:: THE REQUEST ::
Copy out the listing in full, exactly as written, but not its pictures.
--
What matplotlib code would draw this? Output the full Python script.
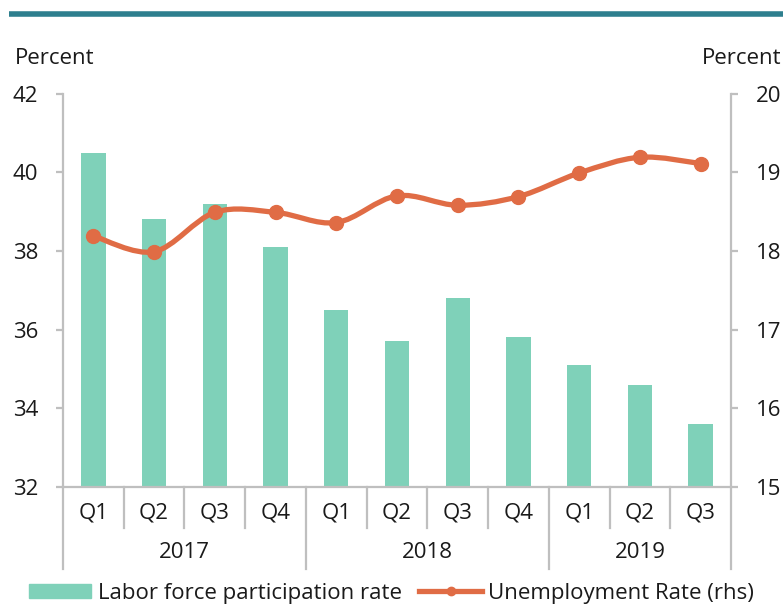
import matplotlib.pyplot as plt
import matplotlib.lines as mlines
import matplotlib.patches as mpatches
from matplotlib.path import Path
import numpy as np

plt.rcParams['font.family'] = ['Open Sans', 'DejaVu Sans']
plt.rcParams['font.size'] = 16

# data
quarters = ['Q1', 'Q2', 'Q3', 'Q4', 'Q1', 'Q2', 'Q3', 'Q4', 'Q1', 'Q2', 'Q3']
years = ['2017', '2018', '2019']
year_counts = [4, 4, 3]
participation = [40.5, 38.8, 39.2, 38.1, 36.5, 35.7, 36.8, 35.8, 35.1, 34.6, 33.6]
unemployment = [18.19, 17.99, 18.49, 18.49, 18.36, 18.70, 18.58, 18.69, 18.99, 19.19, 19.11]

bar_color = '#7FD1B9'
line_color = '#E06C45'
axis_gray = '#BFBFBF'
text_color = '#1A1A1A'
FS = 16


def smooth_path(x, y, tension=1 / 6):
    # Excel-like smoothed line: cubic bezier segments through the points
    x = np.asarray(x, float)
    y = np.asarray(y, float)
    verts = [(x[0], y[0])]
    codes = [Path.MOVETO]
    n = len(x)
    for i in range(n - 1):
        p0 = (x[max(i - 1, 0)], y[max(i - 1, 0)])
        p1 = (x[i], y[i])
        p2 = (x[i + 1], y[i + 1])
        p3 = (x[min(i + 2, n - 1)], y[min(i + 2, n - 1)])
        c1 = (p1[0] + (p2[0] - p0[0]) * tension, p1[1] + (p2[1] - p0[1]) * tension)
        c2 = (p2[0] - (p3[0] - p1[0]) * tension, p2[1] - (p3[1] - p1[1]) * tension)
        verts += [c1, c2, p2]
        codes += [Path.CURVE4] * 3
    return Path(verts, codes)


fig = plt.figure(figsize=(7.83, 6.07), dpi=100)
W, H = 783, 607
left, right, top, bottom = 63, 731, 93.5, 487
ax = fig.add_axes([left / W, 1 - bottom / H, (right - left) / W, (bottom - top) / H])
ax2 = ax.twinx()

x = np.arange(len(quarters))
ax.bar(x, participation, width=0.4, color=bar_color, zorder=2)
ax.set_xlim(-0.5, len(quarters) - 0.5)
ax.set_ylim(32, 42)
ax.set_yticks(np.arange(32, 43, 2))
ax2.set_ylim(15, 20)
ax2.set_yticks(np.arange(15, 21, 1))

path = smooth_path(x, unemployment)
ax2.add_patch(mpatches.PathPatch(path, facecolor='none', edgecolor=line_color,
                                 lw=3.8, capstyle='round', zorder=3))
ax2.plot(x, unemployment, 'o', color=line_color, markersize=10, zorder=4)

for a in (ax, ax2):
    a.spines['top'].set_visible(False)
    for s in ('left', 'right', 'bottom'):
        a.spines[s].set_color(axis_gray)
        a.spines[s].set_linewidth(1.6)
    a.tick_params(axis='y', length=5, width=1.6, color=axis_gray,
                  labelsize=FS, labelcolor=text_color, pad=13)
ax.tick_params(axis='x', length=0, labelbottom=False)
ax.spines['right'].set_visible(False)
ax2.spines['left'].set_visible(False)
ax2.spines['bottom'].set_visible(False)

# category axis (two levels)
trans = ax.get_xaxis_transform()
span = bottom - top
y_q_end = -(528 - bottom) / span
y_yr_end = -(569 - bottom) / span
for i, q in enumerate(quarters):
    ax.text(i, -(513 - bottom) / span, q, transform=trans,
            ha='center', va='center', fontsize=FS, color=text_color)
edges = np.cumsum([0] + year_counts)
for i in range(1, len(quarters)):
    if i in edges:
        continue
    ax.add_line(mlines.Line2D([i - 0.5, i - 0.5], [0, y_q_end], transform=trans,
                              color=axis_gray, lw=1.6, clip_on=False))
for e in edges:
    ax.add_line(mlines.Line2D([e - 0.5, e - 0.5], [0, y_yr_end], transform=trans,
                              color=axis_gray, lw=1.6, clip_on=False))
for k, yr in enumerate(years):
    c = (edges[k] + edges[k + 1] - 1) / 2
    ax.text(c, -(552 - bottom) / span, yr, transform=trans,
            ha='center', va='center', fontsize=FS, color=text_color)

# axis titles
fig.text(15 / W, 1 - 58 / H, 'Percent', ha='left', va='center', fontsize=FS, color=text_color)
fig.text(781 / W, 1 - 58 / H, 'Percent', ha='right', va='center', fontsize=FS, color=text_color)

# top rule
fig.add_artist(mlines.Line2D([9 / W, 1.0], [1 - 13.5 / H, 1 - 13.5 / H],
                             color='#2E7F8E', lw=4, solid_capstyle='butt'))

# legend
h_bar = mpatches.Patch(color=bar_color)
h_line = mlines.Line2D([], [], color=line_color, lw=3.8, marker='o', markersize=6)
fig.legend([h_bar, h_line], ['Labor force participation rate', 'Unemployment Rate (rhs)'],
           loc='center', bbox_to_anchor=(0.5, 1 - 593 / H), ncol=2, frameon=False,
           fontsize=FS, handlelength=2.8, handleheight=0.6, handletextpad=0.3,
           columnspacing=0.8, labelcolor=text_color)

fig.savefig('out.png', dpi=100, facecolor='white')
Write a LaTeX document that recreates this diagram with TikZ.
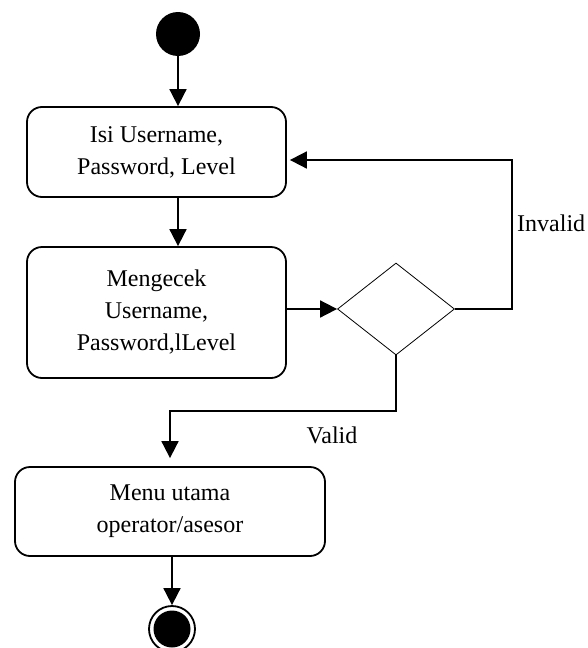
--
:: OUTPUT ::
What matplotlib code would draw this? Output the full Python script.
import matplotlib.pyplot as plt
import matplotlib.lines as mlines
import matplotlib.patches as mpatches
from matplotlib.path import Path
import numpy as np

plt.rcParams['font.family'] = ['Open Sans', 'DejaVu Sans']
plt.rcParams['font.size'] = 16

# data
quarters = ['Q1', 'Q2', 'Q3', 'Q4', 'Q1', 'Q2', 'Q3', 'Q4', 'Q1', 'Q2', 'Q3']
years = ['2017', '2018', '2019']
year_counts = [4, 4, 3]
participation = [40.5, 38.8, 39.2, 38.1, 36.5, 35.7, 36.8, 35.8, 35.1, 34.6, 33.6]
unemployment = [18.19, 17.99, 18.49, 18.49, 18.36, 18.70, 18.58, 18.69, 18.99, 19.19, 19.11]

bar_color = '#7FD1B9'
line_color = '#E06C45'
axis_gray = '#BFBFBF'
text_color = '#1A1A1A'
FS = 16


def smooth_path(x, y, tension=1 / 6):
    # Excel-like smoothed line: cubic bezier segments through the points
    x = np.asarray(x, float)
    y = np.asarray(y, float)
    verts = [(x[0], y[0])]
    codes = [Path.MOVETO]
    n = len(x)
    for i in range(n - 1):
        p0 = (x[max(i - 1, 0)], y[max(i - 1, 0)])
        p1 = (x[i], y[i])
        p2 = (x[i + 1], y[i + 1])
        p3 = (x[min(i + 2, n - 1)], y[min(i + 2, n - 1)])
        c1 = (p1[0] + (p2[0] - p0[0]) * tension, p1[1] + (p2[1] - p0[1]) * tension)
        c2 = (p2[0] - (p3[0] - p1[0]) * tension, p2[1] - (p3[1] - p1[1]) * tension)
        verts += [c1, c2, p2]
        codes += [Path.CURVE4] * 3
    return Path(verts, codes)


fig = plt.figure(figsize=(7.83, 6.07), dpi=100)
W, H = 783, 607
left, right, top, bottom = 63, 731, 93.5, 487
ax = fig.add_axes([left / W, 1 - bottom / H, (right - left) / W, (bottom - top) / H])
ax2 = ax.twinx()

x = np.arange(len(quarters))
ax.bar(x, participation, width=0.4, color=bar_color, zorder=2)
ax.set_xlim(-0.5, len(quarters) - 0.5)
ax.set_ylim(32, 42)
ax.set_yticks(np.arange(32, 43, 2))
ax2.set_ylim(15, 20)
ax2.set_yticks(np.arange(15, 21, 1))

path = smooth_path(x, unemployment)
ax2.add_patch(mpatches.PathPatch(path, facecolor='none', edgecolor=line_color,
                                 lw=3.8, capstyle='round', zorder=3))
ax2.plot(x, unemployment, 'o', color=line_color, markersize=10, zorder=4)

for a in (ax, ax2):
    a.spines['top'].set_visible(False)
    for s in ('left', 'right', 'bottom'):
        a.spines[s].set_color(axis_gray)
        a.spines[s].set_linewidth(1.6)
    a.tick_params(axis='y', length=5, width=1.6, color=axis_gray,
                  labelsize=FS, labelcolor=text_color, pad=13)
ax.tick_params(axis='x', length=0, labelbottom=False)
ax.spines['right'].set_visible(False)
ax2.spines['left'].set_visible(False)
ax2.spines['bottom'].set_visible(False)

# category axis (two levels)
trans = ax.get_xaxis_transform()
span = bottom - top
y_q_end = -(528 - bottom) / span
y_yr_end = -(569 - bottom) / span
for i, q in enumerate(quarters):
    ax.text(i, -(513 - bottom) / span, q, transform=trans,
            ha='center', va='center', fontsize=FS, color=text_color)
edges = np.cumsum([0] + year_counts)
for i in range(1, len(quarters)):
    if i in edges:
        continue
    ax.add_line(mlines.Line2D([i - 0.5, i - 0.5], [0, y_q_end], transform=trans,
                              color=axis_gray, lw=1.6, clip_on=False))
for e in edges:
    ax.add_line(mlines.Line2D([e - 0.5, e - 0.5], [0, y_yr_end], transform=trans,
                              color=axis_gray, lw=1.6, clip_on=False))
for k, yr in enumerate(years):
    c = (edges[k] + edges[k + 1] - 1) / 2
    ax.text(c, -(552 - bottom) / span, yr, transform=trans,
            ha='center', va='center', fontsize=FS, color=text_color)

# axis titles
fig.text(15 / W, 1 - 58 / H, 'Percent', ha='left', va='center', fontsize=FS, color=text_color)
fig.text(781 / W, 1 - 58 / H, 'Percent', ha='right', va='center', fontsize=FS, color=text_color)

# top rule
fig.add_artist(mlines.Line2D([9 / W, 1.0], [1 - 13.5 / H, 1 - 13.5 / H],
                             color='#2E7F8E', lw=4, solid_capstyle='butt'))

# legend
h_bar = mpatches.Patch(color=bar_color)
h_line = mlines.Line2D([], [], color=line_color, lw=3.8, marker='o', markersize=6)
fig.legend([h_bar, h_line], ['Labor force participation rate', 'Unemployment Rate (rhs)'],
           loc='center', bbox_to_anchor=(0.5, 1 - 593 / H), ncol=2, frameon=False,
           fontsize=FS, handlelength=2.8, handleheight=0.6, handletextpad=0.3,
           columnspacing=0.8, labelcolor=text_color)

fig.savefig('out.png', dpi=100, facecolor='white')
Write a LaTeX document that recreates this diagram with TikZ.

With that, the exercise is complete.